In the gospel accounts of Luke and John we meet a woman named Martha, who together with her sister and brother, are friends of Jesus. In the home of Martha, Jesus and his little band of disciples were welcomed with gracious hospitality.
Of the two gospel narratives featuring Martha, the one most often remembered is that of Luke, where Martha and Jesus 'have words': …Jesus, tell my sister sitting at your feet to help me prepare this meal;… Martha, worry and distraction are stressing you; come here and sit awhile… .
We also meet Martha in the gospel of John, where Jesus' relationship with this family is touchingly revealed: …If you had been here my brother would not have died; …show me where you have laid him; …and Jesus wept… . At the graveside of her brother, a profound conversation between Jesus and Martha leads to a proclamation of faith like unto Peter's: "I believe that you are the Messiah, the Son of God, the one coming into the world". Jesus responds to this act of faith by Martha with the words, "I am the resurrection and the life".
Through time, as the cult of Martha developed, the images of maturity, strength, common sense, and concern for others predominated.

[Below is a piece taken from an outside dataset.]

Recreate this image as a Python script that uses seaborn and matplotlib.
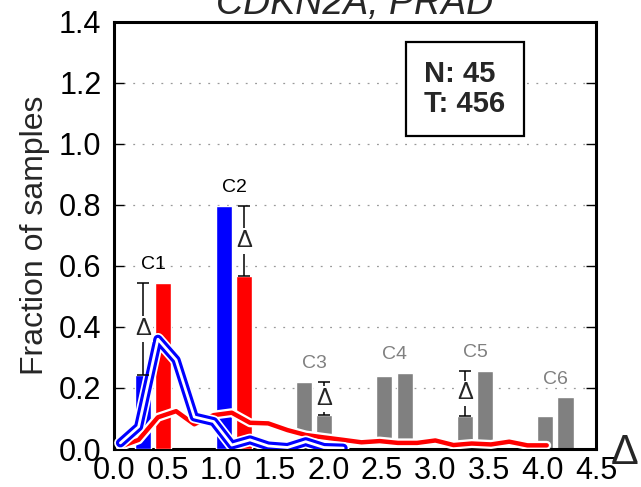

As folklore and art capture in legendary form the life of Martha, two stories of some significance are noteworthy. In the first, Martha was among a small group of Christians expelled from Palestine after the death of Jesus. Sent off in a boat without a rudder or sail so that they might perish, providence intervened and the little band of Christians landed in Marseilles. Here Martha set about to share the Good News with the people of her newfound home. The second story relates that in the region of Aix, a fierce dragon roamed the village terrifying the entire community. Holding a cross in her hand, Martha sprinkled the beast with holy water. Placing her sash around its neck, she led the tamed dragon through the village. In the early days of our Congregation, both of these stories became part of our reflection on the life of faith and service of our patroness.
In the early fifties a new image arose. Martha, as depicted in statue, stands erect carrying a jar of oil, symbolic of the service of healing, of hospitality, and of blessing. In December, 2005, Tatiana Vartanova, a Canadian iconographer of Russian origin, completed her commissioned work of creating a sacred icon of Saint Martha, our patroness. In the unveiling ritual, Sister Theresa Parker, Congregation Leader, prayed, "May this sacred image be an aid and support in our prayer as it radiates what is beyond word and image. May this icon of our patroness call our hearts to the abiding presence of the Divine Mystery."
In reflecting on our Martha history we readily discover that Saint Martha holds a pivotal and sacred place in the heart of our Congregation. In choosing to live the Martha way of life, we are inspired by her loving relationship with Jesus, her spirit of welcoming hospitality, her courage in the face of difficulties and her compassionate presence in service to all.